Foreign Minister of Senegal
- In office 4 April 2012 – 29 October 2012
- President: Macky Sall
- Preceded by: Madické Niang [fr]
- Succeeded by: Mankeur Ndiaye [fr]

Personal details
- Born: 7 February 1958 Saint-Louis, Senegal, French West Africa
- Died: 28 August 2021 (aged 63) Dakar, Senegal
- Party: APR

= Alioune Badara Cissé =

Senegalese politician (1958–2021)

Alioune Badara Cissé (7 February 1958 – 28 August 2021) was a Senegalese politician.

A member of the Alliance for the Republic (APR), he served as Foreign Minister of Senegal from 4 April to 29 October 2012.

==Biography==
Born in Saint-Louis on 7 February 1958, Cissé passed his primary studies in his native city.
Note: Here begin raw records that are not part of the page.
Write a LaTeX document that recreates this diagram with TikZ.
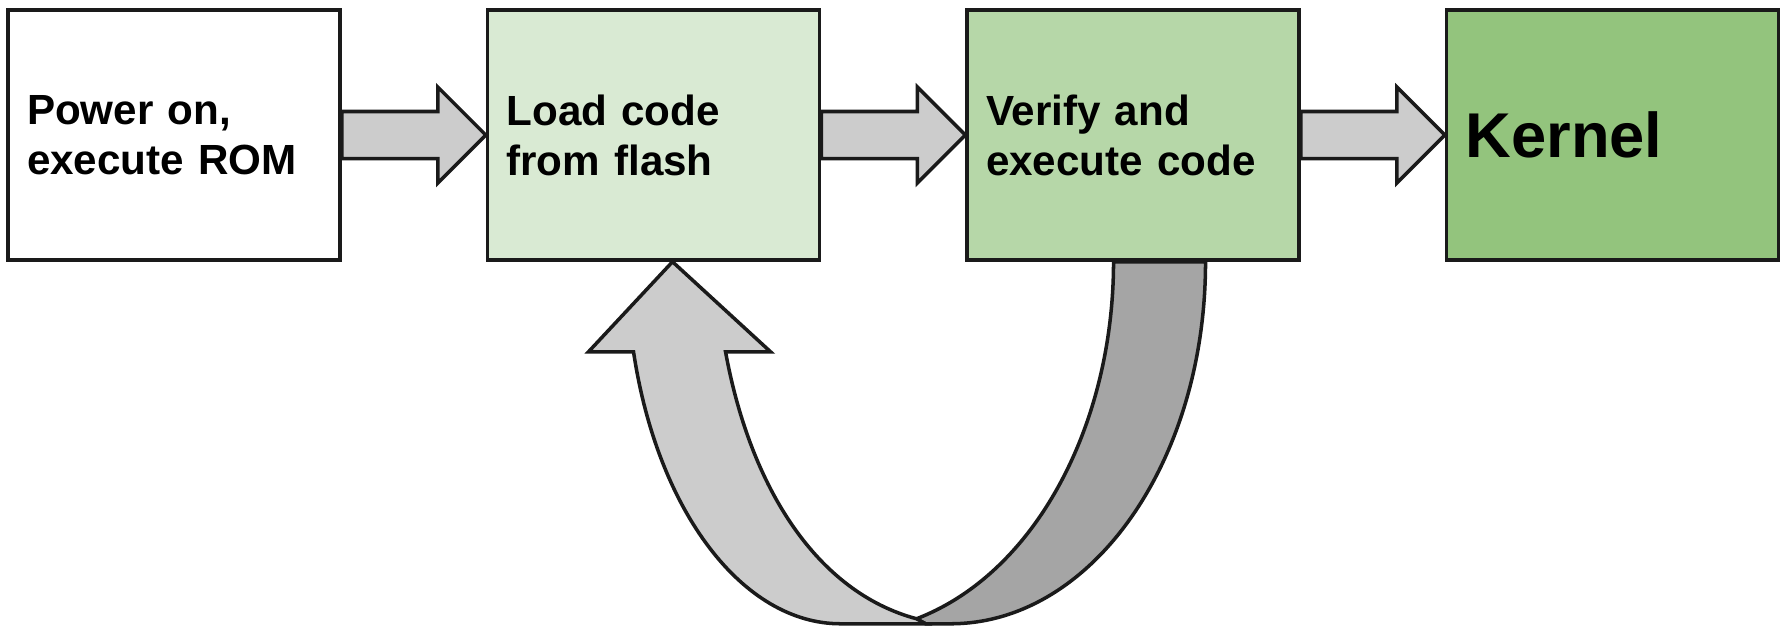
\documentclass[tikz,border=0pt]{standalone}
\usepackage{fontspec}
\setmainfont{Liberation Sans}
\usetikzlibrary{calc,chains,positioning}

\definecolor{edge}{HTML}{1A1A1A}
\definecolor{flashgreen}{HTML}{D9EAD3}
\definecolor{verifygreen}{HTML}{B6D7A8}
\definecolor{kernelgreen}{HTML}{93C47D}
\definecolor{lightband}{HTML}{CCCCCC}
\definecolor{darkband}{HTML}{A5A5A5}

\begin{document}
\begin{tikzpicture}[stage/.style={rectangle, draw=edge, line width=1pt,
    text width=2.94cm, inner xsep=0.19cm, minimum height=2.5cm, align=left,
    font=\bfseries\fontsize{12}{14.2}\selectfont},
  bigarrow/.style={draw=edge, fill=lightband, line width=1pt, line join=miter},
  start chain, node distance=1.44cm]

  \useasboundingbox (0,0) rectangle (17.85,-6.26);

  \node[stage,on chain,fill=white] (power) at (1.74,-1.35) {Power on,\\execute ROM};
  \node[stage,on chain,fill=flashgreen] (load) {Load code\\from flash};
  \node[stage,on chain,fill=verifygreen] (verify) {Verify and\\execute code};
  \node[stage,on chain,fill=kernelgreen,
    font=\bfseries\fontsize{18}{21}\selectfont] (kernel) {Kernel};

  \foreach \a/\b in {power/load, load/verify, verify/kernel}
    \draw[bigarrow] let \p1 = (\a.east), \p2 = (\b.west) in
      (\x1,\y1+0.235cm) -- (\x2-0.48cm,\y1+0.235cm) -- (\x2-0.48cm,\y1+0.48cm)
      -- (\x2,\y1) -- (\x2-0.48cm,\y1-0.48cm) -- (\x2-0.48cm,\y1-0.235cm)
      -- (\x1,\y1-0.235cm) -- cycle;

  % back loop: verify -> load
  \begin{scope}[shift={(load.south)}]
    \draw[bigarrow,fill=darkband] (4.60,0) .. controls (4.60,-1.60) and (3.84,-3.105) .. (2.63,-3.57)
      -- (2.72,-3.62) -- (2.97,-3.62) .. controls (4.38,-3.62) and (5.52,-2.00) .. (5.52,0) -- cycle;
    \draw[bigarrow] (0.19,0) -- (1.17,-0.90) -- (0.72,-0.90)
      .. controls (0.97,-2.265) and (1.636,-3.304) .. (2.63,-3.57) -- (2.72,-3.62) -- (1.87,-3.62)
      .. controls (0.895,-3.62) and (0.04,-2.50) .. (-0.20,-0.90) -- (-0.65,-0.90) -- cycle;
  \end{scope}

\end{tikzpicture}
\end{document}
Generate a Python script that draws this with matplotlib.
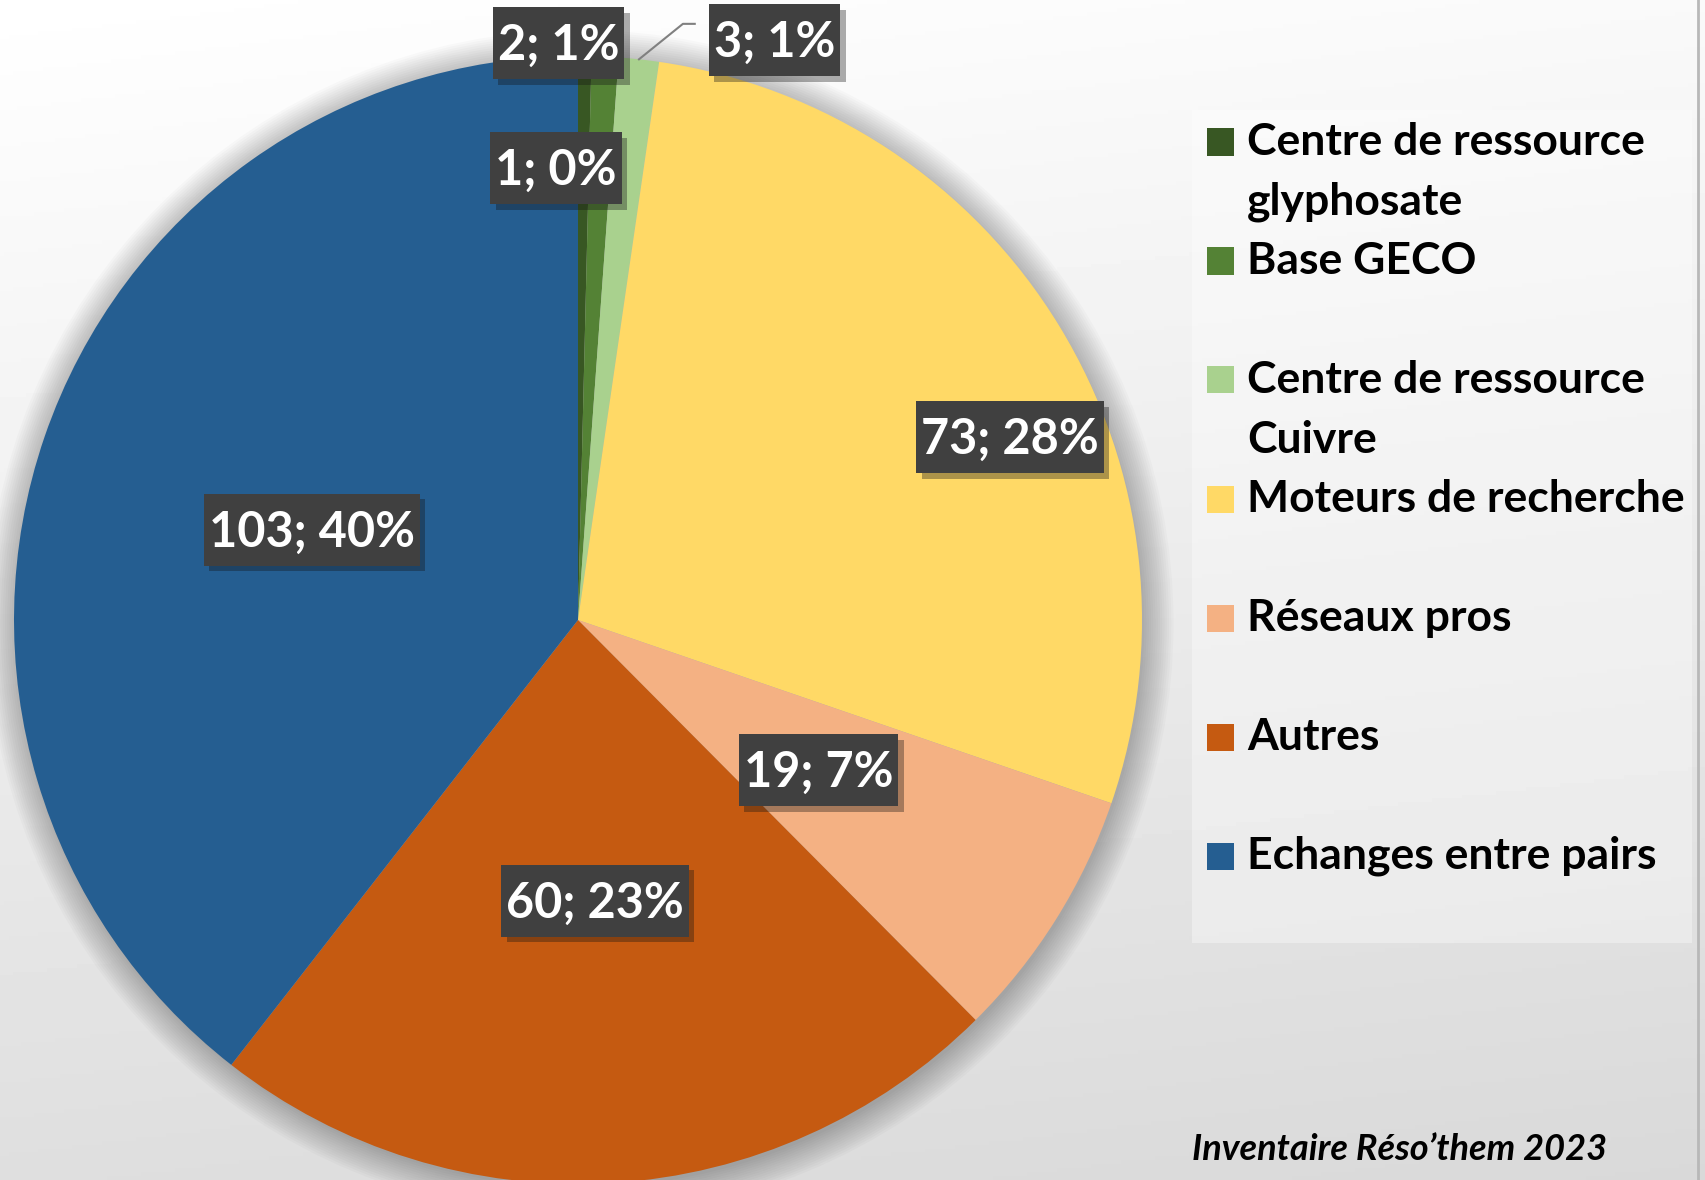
import numpy as np
import matplotlib
matplotlib.use('Agg')
import matplotlib.pyplot as plt
import matplotlib.patheffects as pe
from matplotlib.patches import Rectangle, Circle

# data
categories = ['Centre de ressource\nglyphosate', 'Base GECO', 'Centre de ressource\nCuivre',
              'Moteurs de recherche', 'Réseaux pros', 'Autres', 'Echanges entre pairs']
counts = [1, 2, 3, 73, 19, 60, 103]
percents = [0, 1, 1, 28, 7, 23, 40]
colors = ['#385723', '#548235', '#A9D18E', '#FFD966', '#F4B183', '#C55A11', '#255E91']
source = 'Inventaire Réso\u2019them 2023'

# label box centres (pie data coords, radius = 1)
label_pos = [(-0.039, 0.801), (-0.035, 1.023), (0.348, 1.028), (0.766, 0.324),
             (0.426, -0.266), (0.030, -0.498), (-0.472, 0.160)]

W, H = 1705, 1180
fig = plt.figure(figsize=(W / 100, H / 100), dpi=100)

# background gradient + legend panel
bg = fig.add_axes([0, 0, 1, 1], zorder=0)
yy, xx = np.mgrid[0:1:300j, 0:1:400j]
shade = 1.0 - 0.15 * (0.85 * yy + 0.15 * xx)
bg.imshow(shade, cmap='gray', vmin=0, vmax=1, aspect='auto', extent=[0, 1, 0, 1], origin='upper')
bg.set_xlim(0, 1)
bg.set_ylim(0, 1)
bg.axis('off')

def fx(px):
    return px / W

def fy(py):
    return 1 - py / H

bg.add_patch(Rectangle((fx(1192), fy(943)), fx(1692) - fx(1192), fy(110) - fy(943),
                       fc='white', alpha=0.35, lw=0))
bg.plot([fx(1698), fx(1698)], [0, 1], color='#b8b8b8', lw=2)

for i, (lab, c) in enumerate(zip(categories, colors)):
    yc = 142 + 119 * i
    bg.add_patch(Rectangle((fx(1207), fy(yc + 13.5)), fx(27), 27 / H, fc=c, lw=0))
    for j, line in enumerate(lab.split('\n')):
        bg.text(fx(1247), fy(yc + 13 + 60 * j), line, ha='left', va='baseline',
                fontsize=32, fontweight='bold', family='Lato', color='black')

bg.text(fx(1192), fy(1160), source, ha='left', va='baseline', fontsize=26,
        fontweight='bold', fontstyle='italic', family='Lato', color='black')

# pie
cx, cy, r = 578, 620, 564
span = 1.1
ax = fig.add_axes([(cx - r * span) / W, (H - cy - r * span) / H, 2 * r * span / W, 2 * r * span / H], zorder=2)

for k in range(14):
    ax.add_patch(Circle((0.004, -0.006), 1 + 0.004 * k, color='black', alpha=0.018, lw=0, zorder=0))

wedges, _ = ax.pie(counts, colors=colors, startangle=90, counterclock=False, radius=1,
                   wedgeprops=dict(lw=0))
ax.set_xlim(-span, span)
ax.set_ylim(-span, span)
ax.axis('off')

texts = []
for v, p, (x, y) in zip(counts, percents, label_pos):
    t = ax.text(x, y - 0.004, f'{v}; {p}%', ha='center', va='center', color='white', fontsize=35,
                fontweight='bold', family='Lato', zorder=6)
    texts.append(t)

# dark label boxes sized from the text width
fig.canvas.draw()
rend = fig.canvas.get_renderer()
for t, (x, y) in zip(texts, label_pos):
    w_px = t.get_window_extent(rend).width + 10
    bw, bh = w_px / r, 72 / r
    box = Rectangle((x - bw / 2, y - bh / 2), bw, bh, fc='#404040', lw=0, zorder=5)
    box.set_path_effects([pe.SimplePatchShadow(offset=(4, -4), alpha=0.35), pe.Normal()])
    ax.add_patch(box)

# leader line for the small "Cuivre" slice
total = sum(counts)
cum = sum(counts[:2]) + counts[2] / 2
th = np.deg2rad(90 - 360 * cum / total)
ax.plot([np.cos(th), 0.186, 0.207], [np.sin(th), 1.057, 1.057], color='#808080', lw=1.5, zorder=4)

fig.savefig('out.png', dpi=100)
He studied foreign language application in English and Spanish at Cheikh Anta Diop University and graduated in 1980. He then studied at Jean Monnet University and the Institut d'études politiques de Toulouse.

In 1988, Cissé returned to Senegal and was admitted to the Dakar Bar, becoming a lawyer in 1992. That year, he was awarded the Hubert H. Humphrey Fellowship Program to study at the University of Minnesota. He earned a doctorate in law from Hamline University School of Law in Saint Paul, Minnesota.

In 2007, Cissé became a special advisor to Prime Minister Macky Sall. When Sall became President, he appointed Cissé to be Foreign Minister. He held the position for seven months before returning to his activities as a lawyer. In August 2015, he was appointed Mediator of the Republic, replacing Serigne Diop.

Alioune Badara Cissé died from complications of COVID-19 in Dakar on 28 August 2021 at the age of 63.